Once Sarah is buried, we take that jarring turn into our introduction to Rebekah. It is easy to feel, at this point, like Sarah has been forgotten and life is continuing on. A second glance, though, shows the scrambling attempts to fill the hole Sarah left in her wake. At this point, Abraham is project hopping. Sitting in a world without Sarah is just too much. The objective of finding a place to bury her is now complete, so what is he supposed to do now? He focuses his mind on what he has left, and on what Sarah would want to do if she were still here, and he works on finding Isaac a wife. When we look at this piece of the narrative not as a method of veering away from the reality of Sarah’s death, but instead as the desperation of a man navigating a world he’d grown so used to navigating as a team, it not only unites the pieces of the story as one but also paints a realistic picture of how we attempt to take control of the uncontrollable, and how we treasure the memory of those we have lost while acknowledging that the world must keep spinning.

 

 

We see pieces of Sarah throughout our introduction to Rebekah. We see divine intention in the way the servant’s prayer is instantly answered as he asks G-d to reveal Isaac’s wife to him. We see care and kindness in the way Rebekah offers water to the camels and lodging to the servant. We see unprecedented boldness and agency as Rebekah is allowed to decide for herself when she’ll leave her home. We see this even further in the final line of the parsha: “Isaac loved her[, Rebekah], and thus found comfort after his mother’s death.”

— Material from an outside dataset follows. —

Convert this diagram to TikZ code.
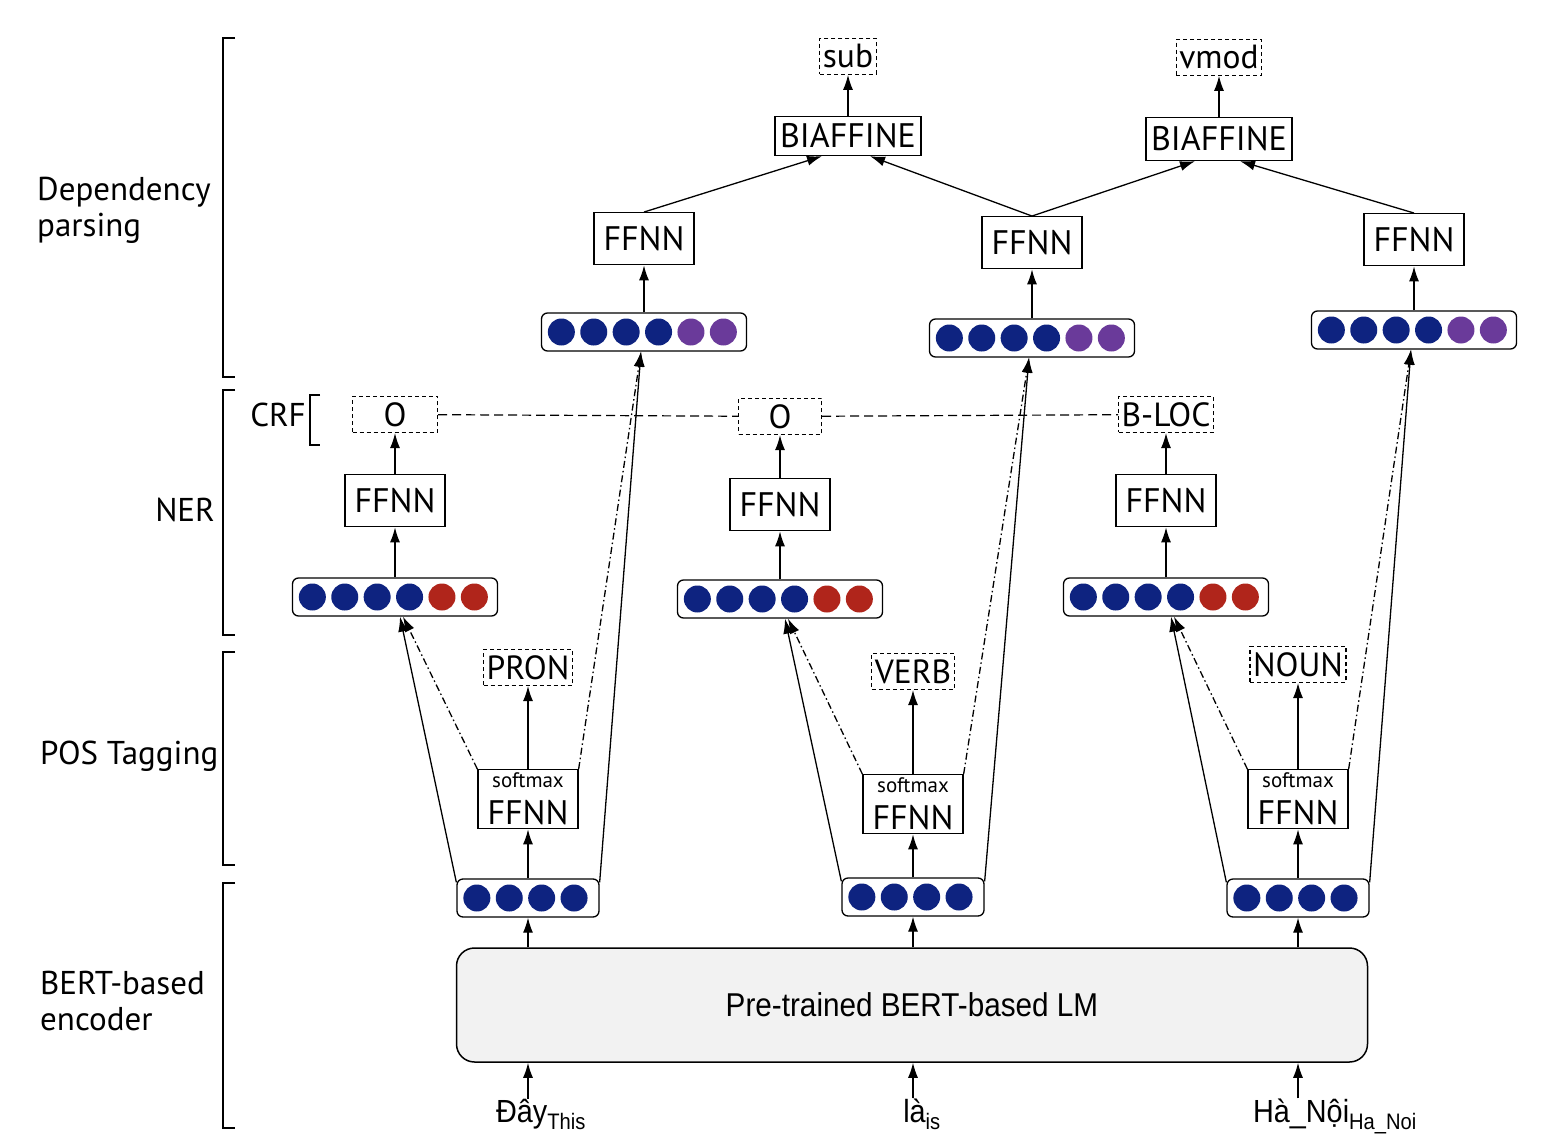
\documentclass[tikz,border=0pt]{standalone}
\usepackage{fontspec}
\setmainfont{PT Sans}
\newfontfamily\narrowsans[FakeStretch=0.9]{Liberation Sans}
\usetikzlibrary{arrows.meta, positioning, calc}
\definecolor{DotBlue}{HTML}{0E2380}
\definecolor{DotRed}{HTML}{B0251B}
\definecolor{DotPurple}{HTML}{6A3A9A}
\definecolor{LMGray}{HTML}{F2F2F2}
\tikzset{
    ffnn/.style={rectangle, draw=black, fill=white, minimum width=100pt, minimum height=52pt, inner sep=0pt, line width=1.3pt, font=\fontsize{34}{40}\selectfont},
    softbox/.style={ffnn, minimum height=59pt, align=center, font=\fontsize{34}{41}\selectfont},
    tagbox/.style={rectangle, draw=black, dash pattern=on 4pt off 3pt, minimum height=36pt, inner xsep=3pt, inner ysep=0pt, line width=1.2pt, font=\fontsize{33.5}{40}\selectfont},
    wvec/.style={rectangle, rounded corners=6pt, draw=black, fill=white, minimum width=142pt, minimum height=38pt, line width=1.3pt},
    hvec/.style={wvec, minimum width=205pt},
    lmbox/.style={rectangle, rounded corners=18pt, draw=black, fill=LMGray, minimum width=911pt, minimum height=114pt, line width=1.5pt, font=\narrowsans\fontsize{33}{38}\selectfont},
    token/.style={inner sep=0pt, anchor=base, font=\narrowsans\fontsize{32}{38}\selectfont},
    layerlabel/.style={inner sep=0pt, align=left, font=\fontsize{33}{36}\selectfont},
    arr/.style={-{Latex[length=15pt, width=10pt]}, line width=1.3pt},
    dashdot/.style={dash pattern=on 7pt off 3pt on 1.5pt off 3pt},
    crfline/.style={dash pattern=on 9pt off 5pt, line width=1.2pt},
    bracket/.style={line width=1.5pt}
}
% circles inside a vector box
\newcommand{\putdots}[2]{\foreach \dotcol [count=\k from 0] in {#2} {\fill[\dotcol] ($(#1.west)+(20.5+32.4*\k,0)$) circle (13.5);}}

\begin{document}
\begin{tikzpicture}[x=1pt, y=-1pt]
    \useasboundingbox (0,0) rectangle (1566,1148);

    % Layer labels
    \node[layerlabel, anchor=west] (lbdep) at (37,210) {Dependency\\parsing};
    \node[layerlabel, anchor=east] (lbner) at (215,510) {NER};
    \node[layerlabel, anchor=east] (lbcrf) at (306,415) {CRF};
    \node[layerlabel, anchor=west] (lbpos) at (40,756) {POS Tagging};
    \node[layerlabel, anchor=west] (lbenc) at (40,1001) {BERT-based\\encoder};
    \draw[bracket] (235,38) -- (223,38) -- (223,377) -- (235,377);
    \draw[bracket] (235,390) -- (223,390) -- (223,635) -- (235,635);
    \draw[bracket] (235,652) -- (223,652) -- (223,865) -- (235,865);
    \draw[bracket] (235,883) -- (223,883) -- (223,1128) -- (235,1128);
    \draw[bracket] (320,395) -- (310,395) -- (310,445) -- (320,445);

    % Encoder
    \node[lmbox] (bert) at (912,1005) {Pre-trained BERT-based LM};
    \node[token] (tokA) at (541,1122) {Đây\textsubscript{This}};
    \node[token] (tokB) at (922,1122) {là\textsubscript{is}};
    \node[token] (tokC) at (1335,1122) {Hà\_Nội\textsubscript{Ha\_Noi}};
    \node[wvec] (wA) at (528,898) {};
    \node[wvec] (wB) at (913,897) {};
    \node[wvec] (wC) at (1298,898) {};

    % POS tagging
    \node[softbox, above=49pt of wA] (posA) {{\fontsize{21}{21}\selectfont softmax}\\[-4pt]FFNN};
    \node[softbox, above=43pt of wB] (posB) {{\fontsize{21}{21}\selectfont softmax}\\[-4pt]FFNN};
    \node[softbox, above=49pt of wC] (posC) {{\fontsize{21}{21}\selectfont softmax}\\[-4pt]FFNN};
    \node[tagbox, above=83pt of posA] (tagA) {PRON};
    \node[tagbox, above=84pt of posB] (tagB) {VERB};
    \node[tagbox, above=86pt of posC] (tagC) {NOUN};

    % NER
    \node[hvec] (nerA) at (395,597) {};
    \node[hvec] (nerB) at (780,599) {};
    \node[hvec] (nerC) at (1166,597) {};
    \node[ffnn, above=50pt of nerA] (nffA) {FFNN};
    \node[ffnn, above=48pt of nerB] (nffB) {FFNN};
    \node[ffnn, above=50pt of nerC] (nffC) {FFNN};
    \node[tagbox, minimum width=85pt, above=41pt of nffA] (crfA) {O};
    \node[tagbox, minimum width=83pt, above=43pt of nffB] (crfB) {O};
    \node[tagbox, above=41pt of nffC] (crfC) {B-LOC};

    % Dependency parsing
    \node[hvec] (depA) at (644,332) {};
    \node[hvec] (depB) at (1032,338) {};
    \node[hvec] (depC) at (1414,330) {};
    \node[ffnn, above=47pt of depA] (dffA) {FFNN};
    \node[ffnn, above=49pt of depB] (dffB) {FFNN};
    \node[ffnn, above=44pt of depC] (dffC) {FFNN};
    \node[ffnn, minimum width=146pt, minimum height=39pt] (biaA) at (848,136) {BIAFFINE};
    \node[ffnn, minimum width=146pt, minimum height=43pt] (biaB) at (1219,139) {BIAFFINE};
    \node[tagbox, above=41pt of biaA] (relA) {sub};
    \node[tagbox, above=41pt of biaB] (relB) {vmod};

    % Dots
    \foreach \c in {A,B,C} {
        \putdots{w\c}{DotBlue,DotBlue,DotBlue,DotBlue}
        \putdots{ner\c}{DotBlue,DotBlue,DotBlue,DotBlue,DotRed,DotRed}
        \putdots{dep\c}{DotBlue,DotBlue,DotBlue,DotBlue,DotPurple,DotPurple}
    }

    % Paths
    \foreach \c in {A,B,C} {
        \draw[arr] (w\c |- tok\c.north) -- (w\c |- bert.south);
        \draw[arr] (w\c |- bert.north) -- (w\c.south);
        \draw[arr] (w\c) -- (pos\c);
        \draw[arr] (pos\c) -- (tag\c);
        \draw[arr] ([yshift=-4pt]w\c.north west) -- ([xshift=5pt]ner\c.south);
        \draw[arr, dashdot] (pos\c.north west) -- ([xshift=8pt]ner\c.south);
        \draw[arr] ([yshift=-4pt]w\c.north east) -- ([xshift=-3pt]dep\c.south);
        \draw[arr, dashdot] (pos\c.north east) -- ([xshift=-3pt]dep\c.south);
        \draw[arr] (ner\c) -- (nff\c);
        \draw[arr] (nff\c) -- (crf\c);
        \draw[arr] (dep\c) -- (dff\c);
    }
    \draw[crfline] (crfA) -- (crfB);
    \draw[crfline] (crfB) -- (crfC);
    \draw[arr] (dffA.north) -- ([xshift=-26pt]biaA.south);
    \draw[arr] (dffB.north) -- ([xshift=22pt]biaA.south);
    \draw[arr] (dffB.north) -- ([xshift=-24pt]biaB.south);
    \draw[arr] (dffC.north) -- ([xshift=21pt]biaB.south);
    \draw[arr] (biaA) -- (relA);
    \draw[arr] (biaB) -- (relB);
\end{tikzpicture}
\end{document}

So yes, Chayei Sarah is about the life of Sarah. It is about our responsibility to carve the shape of those we’ve lost into the world and then fill it, so that that person can live on. If we want to say that every life is a universe, then we have to hold the responsibility of carrying that through to death. We have to demand the dignity of saying their names and holding their hearts, whether we know the whole story, or just the bare facts.